== REQUIREMENTS ==
Output every entry exactly as written, skipping any pictures.

== GIVEN RECORDS ==
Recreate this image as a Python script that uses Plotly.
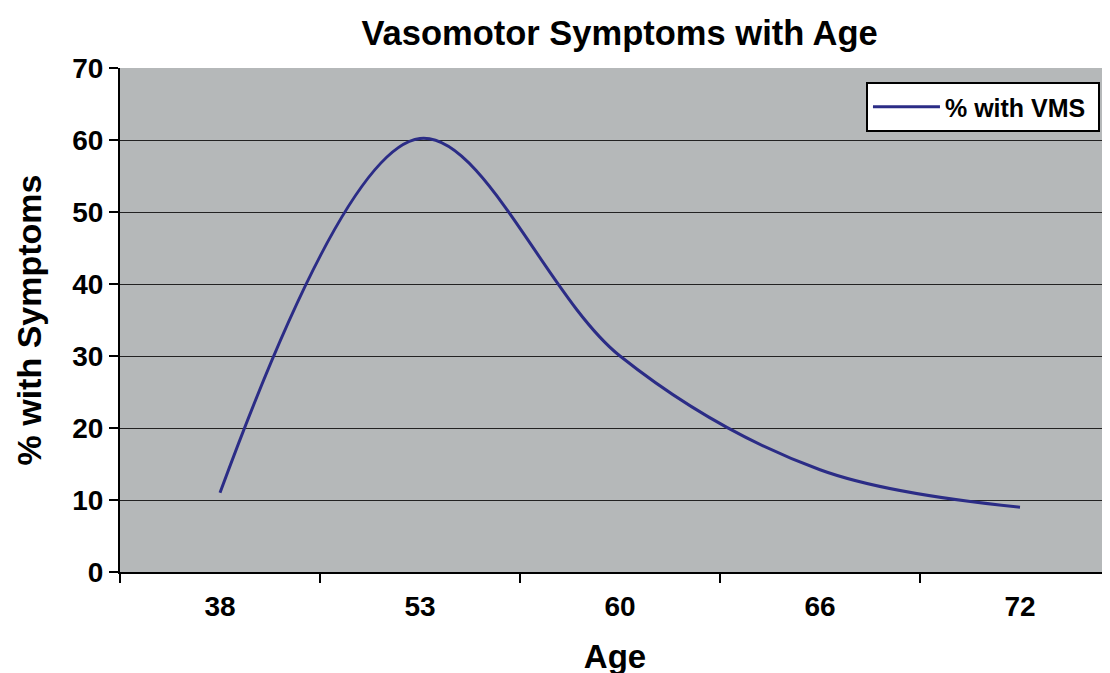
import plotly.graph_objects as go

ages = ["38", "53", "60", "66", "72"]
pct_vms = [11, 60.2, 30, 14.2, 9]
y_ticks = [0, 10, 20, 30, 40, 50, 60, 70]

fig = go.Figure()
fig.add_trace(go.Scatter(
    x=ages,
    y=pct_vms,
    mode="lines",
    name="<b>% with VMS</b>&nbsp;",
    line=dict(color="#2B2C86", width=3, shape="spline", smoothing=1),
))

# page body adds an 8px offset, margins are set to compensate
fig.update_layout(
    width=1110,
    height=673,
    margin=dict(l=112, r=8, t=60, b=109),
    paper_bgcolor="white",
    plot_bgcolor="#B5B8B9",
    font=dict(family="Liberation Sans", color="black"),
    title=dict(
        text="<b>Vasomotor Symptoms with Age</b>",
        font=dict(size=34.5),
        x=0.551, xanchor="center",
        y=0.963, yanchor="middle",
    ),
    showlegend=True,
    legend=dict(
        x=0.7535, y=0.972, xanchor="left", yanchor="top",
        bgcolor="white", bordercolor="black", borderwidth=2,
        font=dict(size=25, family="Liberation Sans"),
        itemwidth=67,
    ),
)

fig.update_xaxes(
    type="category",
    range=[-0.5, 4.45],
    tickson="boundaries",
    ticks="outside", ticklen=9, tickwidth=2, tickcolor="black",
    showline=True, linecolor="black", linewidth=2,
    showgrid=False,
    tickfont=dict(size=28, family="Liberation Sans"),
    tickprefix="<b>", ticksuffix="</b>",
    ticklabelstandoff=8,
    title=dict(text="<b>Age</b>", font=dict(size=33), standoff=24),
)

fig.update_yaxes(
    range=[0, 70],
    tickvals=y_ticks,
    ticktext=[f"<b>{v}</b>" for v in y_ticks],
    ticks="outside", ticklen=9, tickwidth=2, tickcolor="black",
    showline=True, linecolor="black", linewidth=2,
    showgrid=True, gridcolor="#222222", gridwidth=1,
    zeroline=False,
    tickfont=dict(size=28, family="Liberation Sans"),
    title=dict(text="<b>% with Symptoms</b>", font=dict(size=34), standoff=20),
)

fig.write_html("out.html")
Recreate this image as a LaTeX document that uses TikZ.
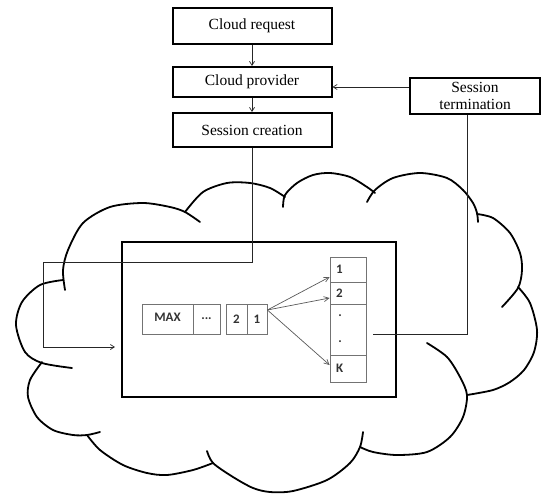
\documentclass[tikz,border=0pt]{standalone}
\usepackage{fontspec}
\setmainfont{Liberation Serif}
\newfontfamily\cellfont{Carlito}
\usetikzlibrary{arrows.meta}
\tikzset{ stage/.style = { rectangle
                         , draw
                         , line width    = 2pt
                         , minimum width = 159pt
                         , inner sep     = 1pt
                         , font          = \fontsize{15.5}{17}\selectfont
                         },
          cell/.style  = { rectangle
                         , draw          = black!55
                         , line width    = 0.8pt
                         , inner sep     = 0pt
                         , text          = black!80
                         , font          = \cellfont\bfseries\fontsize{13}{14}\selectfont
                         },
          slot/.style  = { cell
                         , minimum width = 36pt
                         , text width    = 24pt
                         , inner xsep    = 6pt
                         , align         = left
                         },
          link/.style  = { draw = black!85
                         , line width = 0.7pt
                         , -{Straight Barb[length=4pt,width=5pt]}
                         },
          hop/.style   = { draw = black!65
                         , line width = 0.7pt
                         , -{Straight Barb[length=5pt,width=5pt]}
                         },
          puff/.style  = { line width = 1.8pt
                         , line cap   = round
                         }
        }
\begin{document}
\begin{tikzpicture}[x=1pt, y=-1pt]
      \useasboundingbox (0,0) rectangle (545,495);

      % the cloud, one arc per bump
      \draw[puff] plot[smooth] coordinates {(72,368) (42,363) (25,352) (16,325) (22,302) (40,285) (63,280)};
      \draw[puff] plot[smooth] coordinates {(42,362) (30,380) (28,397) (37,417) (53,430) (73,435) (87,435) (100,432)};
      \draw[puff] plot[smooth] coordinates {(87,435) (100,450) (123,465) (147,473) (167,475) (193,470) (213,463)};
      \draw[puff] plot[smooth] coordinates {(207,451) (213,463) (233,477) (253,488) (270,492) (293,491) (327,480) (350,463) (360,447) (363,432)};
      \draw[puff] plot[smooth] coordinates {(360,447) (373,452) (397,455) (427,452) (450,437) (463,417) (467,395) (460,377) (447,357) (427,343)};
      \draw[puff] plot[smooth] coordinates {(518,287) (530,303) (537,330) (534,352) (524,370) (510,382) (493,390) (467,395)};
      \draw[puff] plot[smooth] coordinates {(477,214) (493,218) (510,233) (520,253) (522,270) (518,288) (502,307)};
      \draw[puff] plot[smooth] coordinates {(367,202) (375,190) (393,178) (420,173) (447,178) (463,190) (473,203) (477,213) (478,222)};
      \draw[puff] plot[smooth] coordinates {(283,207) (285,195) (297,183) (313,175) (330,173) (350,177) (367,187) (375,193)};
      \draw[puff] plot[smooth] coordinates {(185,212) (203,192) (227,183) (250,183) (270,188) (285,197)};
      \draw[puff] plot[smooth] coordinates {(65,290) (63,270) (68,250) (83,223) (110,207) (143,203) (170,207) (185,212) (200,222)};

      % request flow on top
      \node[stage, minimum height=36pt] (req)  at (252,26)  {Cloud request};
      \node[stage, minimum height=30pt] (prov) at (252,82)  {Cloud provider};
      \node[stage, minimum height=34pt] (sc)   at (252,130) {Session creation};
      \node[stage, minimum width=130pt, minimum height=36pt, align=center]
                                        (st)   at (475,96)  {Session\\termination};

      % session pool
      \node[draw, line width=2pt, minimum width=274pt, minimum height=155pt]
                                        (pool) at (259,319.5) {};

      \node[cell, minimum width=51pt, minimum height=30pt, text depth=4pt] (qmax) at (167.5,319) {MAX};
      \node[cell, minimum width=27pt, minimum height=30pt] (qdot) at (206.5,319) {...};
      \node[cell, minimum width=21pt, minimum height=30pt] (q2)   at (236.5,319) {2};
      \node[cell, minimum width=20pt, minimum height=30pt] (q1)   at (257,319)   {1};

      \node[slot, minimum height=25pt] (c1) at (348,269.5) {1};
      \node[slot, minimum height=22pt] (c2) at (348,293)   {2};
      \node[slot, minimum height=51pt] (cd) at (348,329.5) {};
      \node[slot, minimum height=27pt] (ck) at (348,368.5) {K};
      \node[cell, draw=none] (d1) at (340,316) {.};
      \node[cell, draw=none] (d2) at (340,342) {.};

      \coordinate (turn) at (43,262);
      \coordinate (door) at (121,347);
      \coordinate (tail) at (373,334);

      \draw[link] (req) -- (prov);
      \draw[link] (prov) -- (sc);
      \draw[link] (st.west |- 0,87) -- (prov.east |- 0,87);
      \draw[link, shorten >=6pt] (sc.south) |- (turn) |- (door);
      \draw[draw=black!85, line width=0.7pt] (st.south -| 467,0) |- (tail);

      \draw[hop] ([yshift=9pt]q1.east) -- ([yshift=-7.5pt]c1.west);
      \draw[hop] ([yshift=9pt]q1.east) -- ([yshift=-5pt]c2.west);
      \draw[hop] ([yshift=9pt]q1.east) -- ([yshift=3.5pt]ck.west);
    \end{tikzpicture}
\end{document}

== OUTPUT OF THE EXERCISE ==
Recreate this image as a Python script that uses Plotly.
import plotly.graph_objects as go

ages = ["38", "53", "60", "66", "72"]
pct_vms = [11, 60.2, 30, 14.2, 9]
y_ticks = [0, 10, 20, 30, 40, 50, 60, 70]

fig = go.Figure()
fig.add_trace(go.Scatter(
    x=ages,
    y=pct_vms,
    mode="lines",
    name="<b>% with VMS</b>&nbsp;",
    line=dict(color="#2B2C86", width=3, shape="spline", smoothing=1),
))

# page body adds an 8px offset, margins are set to compensate
fig.update_layout(
    width=1110,
    height=673,
    margin=dict(l=112, r=8, t=60, b=109),
    paper_bgcolor="white",
    plot_bgcolor="#B5B8B9",
    font=dict(family="Liberation Sans", color="black"),
    title=dict(
        text="<b>Vasomotor Symptoms with Age</b>",
        font=dict(size=34.5),
        x=0.551, xanchor="center",
        y=0.963, yanchor="middle",
    ),
    showlegend=True,
    legend=dict(
        x=0.7535, y=0.972, xanchor="left", yanchor="top",
        bgcolor="white", bordercolor="black", borderwidth=2,
        font=dict(size=25, family="Liberation Sans"),
        itemwidth=67,
    ),
)

fig.update_xaxes(
    type="category",
    range=[-0.5, 4.45],
    tickson="boundaries",
    ticks="outside", ticklen=9, tickwidth=2, tickcolor="black",
    showline=True, linecolor="black", linewidth=2,
    showgrid=False,
    tickfont=dict(size=28, family="Liberation Sans"),
    tickprefix="<b>", ticksuffix="</b>",
    ticklabelstandoff=8,
    title=dict(text="<b>Age</b>", font=dict(size=33), standoff=24),
)

fig.update_yaxes(
    range=[0, 70],
    tickvals=y_ticks,
    ticktext=[f"<b>{v}</b>" for v in y_ticks],
    ticks="outside", ticklen=9, tickwidth=2, tickcolor="black",
    showline=True, linecolor="black", linewidth=2,
    showgrid=True, gridcolor="#222222", gridwidth=1,
    zeroline=False,
    tickfont=dict(size=28, family="Liberation Sans"),
    title=dict(text="<b>% with Symptoms</b>", font=dict(size=34), standoff=20),
)

fig.write_html("out.html")
Recreate this image as a LaTeX document that uses TikZ.
\documentclass[tikz,border=0pt]{standalone}
\usepackage{fontspec}
\setmainfont{Liberation Serif}
\newfontfamily\cellfont{Carlito}
\usetikzlibrary{arrows.meta}
\tikzset{ stage/.style = { rectangle
                         , draw
                         , line width    = 2pt
                         , minimum width = 159pt
                         , inner sep     = 1pt
                         , font          = \fontsize{15.5}{17}\selectfont
                         },
          cell/.style  = { rectangle
                         , draw          = black!55
                         , line width    = 0.8pt
                         , inner sep     = 0pt
                         , text          = black!80
                         , font          = \cellfont\bfseries\fontsize{13}{14}\selectfont
                         },
          slot/.style  = { cell
                         , minimum width = 36pt
                         , text width    = 24pt
                         , inner xsep    = 6pt
                         , align         = left
                         },
          link/.style  = { draw = black!85
                         , line width = 0.7pt
                         , -{Straight Barb[length=4pt,width=5pt]}
                         },
          hop/.style   = { draw = black!65
                         , line width = 0.7pt
                         , -{Straight Barb[length=5pt,width=5pt]}
                         },
          puff/.style  = { line width = 1.8pt
                         , line cap   = round
                         }
        }
\begin{document}
\begin{tikzpicture}[x=1pt, y=-1pt]
      \useasboundingbox (0,0) rectangle (545,495);

      % the cloud, one arc per bump
      \draw[puff] plot[smooth] coordinates {(72,368) (42,363) (25,352) (16,325) (22,302) (40,285) (63,280)};
      \draw[puff] plot[smooth] coordinates {(42,362) (30,380) (28,397) (37,417) (53,430) (73,435) (87,435) (100,432)};
      \draw[puff] plot[smooth] coordinates {(87,435) (100,450) (123,465) (147,473) (167,475) (193,470) (213,463)};
      \draw[puff] plot[smooth] coordinates {(207,451) (213,463) (233,477) (253,488) (270,492) (293,491) (327,480) (350,463) (360,447) (363,432)};
      \draw[puff] plot[smooth] coordinates {(360,447) (373,452) (397,455) (427,452) (450,437) (463,417) (467,395) (460,377) (447,357) (427,343)};
      \draw[puff] plot[smooth] coordinates {(518,287) (530,303) (537,330) (534,352) (524,370) (510,382) (493,390) (467,395)};
      \draw[puff] plot[smooth] coordinates {(477,214) (493,218) (510,233) (520,253) (522,270) (518,288) (502,307)};
      \draw[puff] plot[smooth] coordinates {(367,202) (375,190) (393,178) (420,173) (447,178) (463,190) (473,203) (477,213) (478,222)};
      \draw[puff] plot[smooth] coordinates {(283,207) (285,195) (297,183) (313,175) (330,173) (350,177) (367,187) (375,193)};
      \draw[puff] plot[smooth] coordinates {(185,212) (203,192) (227,183) (250,183) (270,188) (285,197)};
      \draw[puff] plot[smooth] coordinates {(65,290) (63,270) (68,250) (83,223) (110,207) (143,203) (170,207) (185,212) (200,222)};

      % request flow on top
      \node[stage, minimum height=36pt] (req)  at (252,26)  {Cloud request};
      \node[stage, minimum height=30pt] (prov) at (252,82)  {Cloud provider};
      \node[stage, minimum height=34pt] (sc)   at (252,130) {Session creation};
      \node[stage, minimum width=130pt, minimum height=36pt, align=center]
                                        (st)   at (475,96)  {Session\\termination};

      % session pool
      \node[draw, line width=2pt, minimum width=274pt, minimum height=155pt]
                                        (pool) at (259,319.5) {};

      \node[cell, minimum width=51pt, minimum height=30pt, text depth=4pt] (qmax) at (167.5,319) {MAX};
      \node[cell, minimum width=27pt, minimum height=30pt] (qdot) at (206.5,319) {...};
      \node[cell, minimum width=21pt, minimum height=30pt] (q2)   at (236.5,319) {2};
      \node[cell, minimum width=20pt, minimum height=30pt] (q1)   at (257,319)   {1};

      \node[slot, minimum height=25pt] (c1) at (348,269.5) {1};
      \node[slot, minimum height=22pt] (c2) at (348,293)   {2};
      \node[slot, minimum height=51pt] (cd) at (348,329.5) {};
      \node[slot, minimum height=27pt] (ck) at (348,368.5) {K};
      \node[cell, draw=none] (d1) at (340,316) {.};
      \node[cell, draw=none] (d2) at (340,342) {.};

      \coordinate (turn) at (43,262);
      \coordinate (door) at (121,347);
      \coordinate (tail) at (373,334);

      \draw[link] (req) -- (prov);
      \draw[link] (prov) -- (sc);
      \draw[link] (st.west |- 0,87) -- (prov.east |- 0,87);
      \draw[link, shorten >=6pt] (sc.south) |- (turn) |- (door);
      \draw[draw=black!85, line width=0.7pt] (st.south -| 467,0) |- (tail);

      \draw[hop] ([yshift=9pt]q1.east) -- ([yshift=-7.5pt]c1.west);
      \draw[hop] ([yshift=9pt]q1.east) -- ([yshift=-5pt]c2.west);
      \draw[hop] ([yshift=9pt]q1.east) -- ([yshift=3.5pt]ck.west);
    \end{tikzpicture}
\end{document}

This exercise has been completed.